-- BEGIN --
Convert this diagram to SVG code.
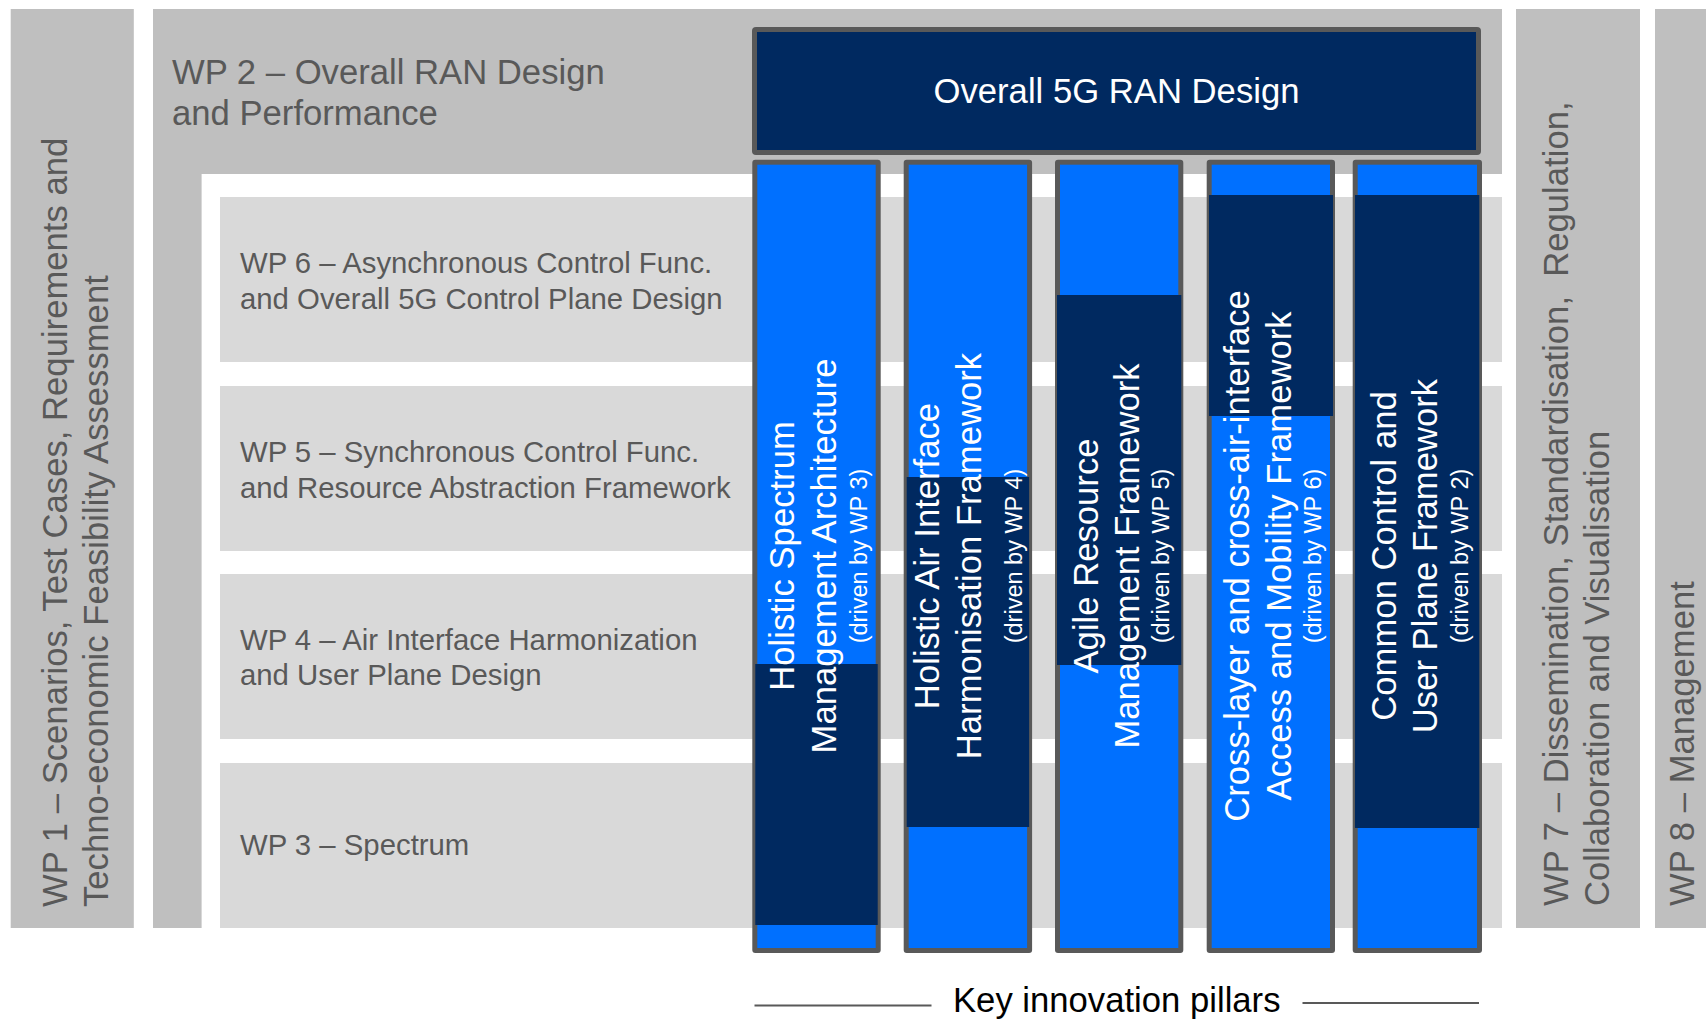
<svg xmlns="http://www.w3.org/2000/svg" width="1706" height="1020" viewBox="0 0 1706 1020">
<style>
  .wp{fill:#BFBFBF}
  .row{fill:#D9D9D9}
  .t{font-family:"Liberation Sans",Arial,Helvetica,sans-serif}
  .g{fill:#595959}
  .big{font-size:34.67px}
  .mid{font-size:29.33px}
  .sm{font-size:23.5px}
  .frame{fill:#595959}
  .blue{fill:#0070FF}
  .navy{fill:#002960}
  .w{fill:#FFFFFF;text-anchor:middle}
  .rule{stroke:#595959;stroke-width:2;fill:none}
</style>
<rect width="1706" height="1020" fill="#FFFFFF"/>

<g id="wp1">
  <rect class="wp" x="10.7" y="9" width="123.1" height="919"/>
  <g transform="rotate(-90)" class="t g big">
    <text x="-907" y="67">WP 1 – Scenarios, Test Cases, Requirements and</text>
    <text x="-907" y="108">Techno-economic Feasibility Assessment</text>
  </g>
</g>

<g id="wp2">
  <path class="wp" d="M153,9 H1502 V174 H201.6 V928 H153 Z"/>
  <text class="t g big" x="172" y="83.5">WP 2 – Overall RAN Design</text>
  <text class="t g big" x="172" y="124.5">and Performance</text>
</g>

<g id="wp6">
  <rect class="row" x="220" y="197" width="1282" height="165"/>
  <text class="t g mid" x="240" y="273">WP 6 – Asynchronous Control Func.</text>
  <text class="t g mid" x="240" y="309">and Overall 5G Control Plane Design</text>
</g>
<g id="wp5">
  <rect class="row" x="220" y="386" width="1282" height="165"/>
  <text class="t g mid" x="240" y="462">WP 5 – Synchronous Control Func.</text>
  <text class="t g mid" x="240" y="497.5">and Resource Abstraction Framework</text>
</g>
<g id="wp4">
  <rect class="row" x="220" y="574" width="1282" height="165"/>
  <text class="t g mid" x="240" y="649.5">WP 4 – Air Interface Harmonization</text>
  <text class="t g mid" x="240" y="684.5">and User Plane Design</text>
</g>
<g id="wp3">
  <rect class="row" x="220" y="763" width="1282" height="165"/>
  <text class="t g mid" x="240" y="855">WP 3 – Spectrum</text>
</g>

<g id="wp7">
  <rect class="wp" x="1516" y="9" width="124" height="919"/>
  <g transform="rotate(-90)" class="t g big">
    <text x="-906" y="1568" xml:space="preserve">WP 7 – Dissemination, Standardisation,  Regulation,</text>
    <text x="-906" y="1609">Collaboration and Visualisation</text>
  </g>
</g>

<g id="wp8">
  <rect class="wp" x="1655" y="9" width="51" height="919"/>
  <text class="t g big" transform="rotate(-90)" x="-906" y="1694">WP 8 – Management</text>
</g>

<g id="overall-5g-ran-design">
  <rect class="frame" x="752" y="27" width="729" height="128" rx="4"/>
  <rect class="navy" x="757" y="32" width="719" height="118"/>
  <text class="t w big" x="1116.5" y="103">Overall 5G RAN Design</text>
</g>

<g id="pillar-1">
  <rect class="frame" x="752.3" y="159.7" width="128.4" height="793.3" rx="3"/>
  <rect class="blue" x="757.3" y="164.7" width="118.4" height="783.3"/>
  <rect class="navy" x="755.3" y="664" width="122.4" height="261"/>
  <g transform="rotate(-90)" class="t w">
    <text class="big" x="-556" y="794.3">Holistic Spectrum</text>
    <text class="big" x="-556" y="835.7">Management Architecture</text>
    <text class="sm" x="-556" y="867">(driven by WP 3)</text>
  </g>
</g>

<g id="pillar-2">
  <rect class="frame" x="903.7" y="159.7" width="128.4" height="793.3" rx="3"/>
  <rect class="blue" x="908.7" y="164.7" width="118.4" height="783.3"/>
  <rect class="navy" x="906.7" y="477" width="122.4" height="350"/>
  <g transform="rotate(-90)" class="t w">
    <text class="big" x="-556" y="939">Holistic Air Interface</text>
    <text class="big" x="-556" y="981">Harmonisation Framework</text>
    <text class="sm" x="-556" y="1021.7">(driven by WP 4)</text>
  </g>
</g>

<g id="pillar-3">
  <rect class="frame" x="1055" y="159.7" width="128.3" height="793.3" rx="3"/>
  <rect class="blue" x="1060" y="164.7" width="118.3" height="783.3"/>
  <rect class="navy" x="1057" y="295" width="124.3" height="370"/>
  <g transform="rotate(-90)" class="t w">
    <text class="big" x="-556" y="1097.7">Agile Resource</text>
    <text class="big" x="-556" y="1139">Management Framework</text>
    <text class="sm" x="-556" y="1169">(driven by WP 5)</text>
  </g>
</g>

<g id="pillar-4">
  <rect class="frame" x="1206.7" y="159.7" width="128.3" height="793.3" rx="3"/>
  <rect class="blue" x="1211.7" y="164.7" width="118.3" height="783.3"/>
  <rect class="navy" x="1209" y="195" width="124" height="221"/>
  <g transform="rotate(-90)" class="t w">
    <text class="big" x="-556" y="1248.7">Cross-layer and cross-air-interface</text>
    <text class="big" x="-556" y="1291">Access and Mobility Framework</text>
    <text class="sm" x="-556" y="1320.7">(driven by WP 6)</text>
  </g>
</g>

<g id="pillar-5">
  <rect class="frame" x="1352.7" y="159.7" width="129.3" height="793.3" rx="3"/>
  <rect class="blue" x="1357.7" y="164.7" width="119.3" height="783.3"/>
  <rect class="navy" x="1355" y="195" width="124.3" height="633"/>
  <g transform="rotate(-90)" class="t w">
    <text class="big" x="-556" y="1395.7">Common Control and</text>
    <text class="big" x="-556" y="1437.3">User Plane Framework</text>
    <text class="sm" x="-556" y="1468">(driven by WP 2)</text>
  </g>
</g>

<g id="key-innovation-pillars">
  <line class="rule" x1="754.5" y1="1005.5" x2="931.5" y2="1005.5"/>
  <line class="rule" x1="1302.5" y1="1003" x2="1479" y2="1003"/>
  <text class="t big" x="953" y="1012" fill="#000000">Key innovation pillars</text>
</g>
</svg>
-- END --
(Short problem) Write out the whole listing again, exactly, with no pictures.

(Exercise solution)
Convert this diagram to SVG code.
<svg xmlns="http://www.w3.org/2000/svg" width="1706" height="1020" viewBox="0 0 1706 1020">
<style>
  .wp{fill:#BFBFBF}
  .row{fill:#D9D9D9}
  .t{font-family:"Liberation Sans",Arial,Helvetica,sans-serif}
  .g{fill:#595959}
  .big{font-size:34.67px}
  .mid{font-size:29.33px}
  .sm{font-size:23.5px}
  .frame{fill:#595959}
  .blue{fill:#0070FF}
  .navy{fill:#002960}
  .w{fill:#FFFFFF;text-anchor:middle}
  .rule{stroke:#595959;stroke-width:2;fill:none}
</style>
<rect width="1706" height="1020" fill="#FFFFFF"/>

<g id="wp1">
  <rect class="wp" x="10.7" y="9" width="123.1" height="919"/>
  <g transform="rotate(-90)" class="t g big">
    <text x="-907" y="67">WP 1 – Scenarios, Test Cases, Requirements and</text>
    <text x="-907" y="108">Techno-economic Feasibility Assessment</text>
  </g>
</g>

<g id="wp2">
  <path class="wp" d="M153,9 H1502 V174 H201.6 V928 H153 Z"/>
  <text class="t g big" x="172" y="83.5">WP 2 – Overall RAN Design</text>
  <text class="t g big" x="172" y="124.5">and Performance</text>
</g>

<g id="wp6">
  <rect class="row" x="220" y="197" width="1282" height="165"/>
  <text class="t g mid" x="240" y="273">WP 6 – Asynchronous Control Func.</text>
  <text class="t g mid" x="240" y="309">and Overall 5G Control Plane Design</text>
</g>
<g id="wp5">
  <rect class="row" x="220" y="386" width="1282" height="165"/>
  <text class="t g mid" x="240" y="462">WP 5 – Synchronous Control Func.</text>
  <text class="t g mid" x="240" y="497.5">and Resource Abstraction Framework</text>
</g>
<g id="wp4">
  <rect class="row" x="220" y="574" width="1282" height="165"/>
  <text class="t g mid" x="240" y="649.5">WP 4 – Air Interface Harmonization</text>
  <text class="t g mid" x="240" y="684.5">and User Plane Design</text>
</g>
<g id="wp3">
  <rect class="row" x="220" y="763" width="1282" height="165"/>
  <text class="t g mid" x="240" y="855">WP 3 – Spectrum</text>
</g>

<g id="wp7">
  <rect class="wp" x="1516" y="9" width="124" height="919"/>
  <g transform="rotate(-90)" class="t g big">
    <text x="-906" y="1568" xml:space="preserve">WP 7 – Dissemination, Standardisation,  Regulation,</text>
    <text x="-906" y="1609">Collaboration and Visualisation</text>
  </g>
</g>

<g id="wp8">
  <rect class="wp" x="1655" y="9" width="51" height="919"/>
  <text class="t g big" transform="rotate(-90)" x="-906" y="1694">WP 8 – Management</text>
</g>

<g id="overall-5g-ran-design">
  <rect class="frame" x="752" y="27" width="729" height="128" rx="4"/>
  <rect class="navy" x="757" y="32" width="719" height="118"/>
  <text class="t w big" x="1116.5" y="103">Overall 5G RAN Design</text>
</g>

<g id="pillar-1">
  <rect class="frame" x="752.3" y="159.7" width="128.4" height="793.3" rx="3"/>
  <rect class="blue" x="757.3" y="164.7" width="118.4" height="783.3"/>
  <rect class="navy" x="755.3" y="664" width="122.4" height="261"/>
  <g transform="rotate(-90)" class="t w">
    <text class="big" x="-556" y="794.3">Holistic Spectrum</text>
    <text class="big" x="-556" y="835.7">Management Architecture</text>
    <text class="sm" x="-556" y="867">(driven by WP 3)</text>
  </g>
</g>

<g id="pillar-2">
  <rect class="frame" x="903.7" y="159.7" width="128.4" height="793.3" rx="3"/>
  <rect class="blue" x="908.7" y="164.7" width="118.4" height="783.3"/>
  <rect class="navy" x="906.7" y="477" width="122.4" height="350"/>
  <g transform="rotate(-90)" class="t w">
    <text class="big" x="-556" y="939">Holistic Air Interface</text>
    <text class="big" x="-556" y="981">Harmonisation Framework</text>
    <text class="sm" x="-556" y="1021.7">(driven by WP 4)</text>
  </g>
</g>

<g id="pillar-3">
  <rect class="frame" x="1055" y="159.7" width="128.3" height="793.3" rx="3"/>
  <rect class="blue" x="1060" y="164.7" width="118.3" height="783.3"/>
  <rect class="navy" x="1057" y="295" width="124.3" height="370"/>
  <g transform="rotate(-90)" class="t w">
    <text class="big" x="-556" y="1097.7">Agile Resource</text>
    <text class="big" x="-556" y="1139">Management Framework</text>
    <text class="sm" x="-556" y="1169">(driven by WP 5)</text>
  </g>
</g>

<g id="pillar-4">
  <rect class="frame" x="1206.7" y="159.7" width="128.3" height="793.3" rx="3"/>
  <rect class="blue" x="1211.7" y="164.7" width="118.3" height="783.3"/>
  <rect class="navy" x="1209" y="195" width="124" height="221"/>
  <g transform="rotate(-90)" class="t w">
    <text class="big" x="-556" y="1248.7">Cross-layer and cross-air-interface</text>
    <text class="big" x="-556" y="1291">Access and Mobility Framework</text>
    <text class="sm" x="-556" y="1320.7">(driven by WP 6)</text>
  </g>
</g>

<g id="pillar-5">
  <rect class="frame" x="1352.7" y="159.7" width="129.3" height="793.3" rx="3"/>
  <rect class="blue" x="1357.7" y="164.7" width="119.3" height="783.3"/>
  <rect class="navy" x="1355" y="195" width="124.3" height="633"/>
  <g transform="rotate(-90)" class="t w">
    <text class="big" x="-556" y="1395.7">Common Control and</text>
    <text class="big" x="-556" y="1437.3">User Plane Framework</text>
    <text class="sm" x="-556" y="1468">(driven by WP 2)</text>
  </g>
</g>

<g id="key-innovation-pillars">
  <line class="rule" x1="754.5" y1="1005.5" x2="931.5" y2="1005.5"/>
  <line class="rule" x1="1302.5" y1="1003" x2="1479" y2="1003"/>
  <text class="t big" x="953" y="1012" fill="#000000">Key innovation pillars</text>
</g>
</svg>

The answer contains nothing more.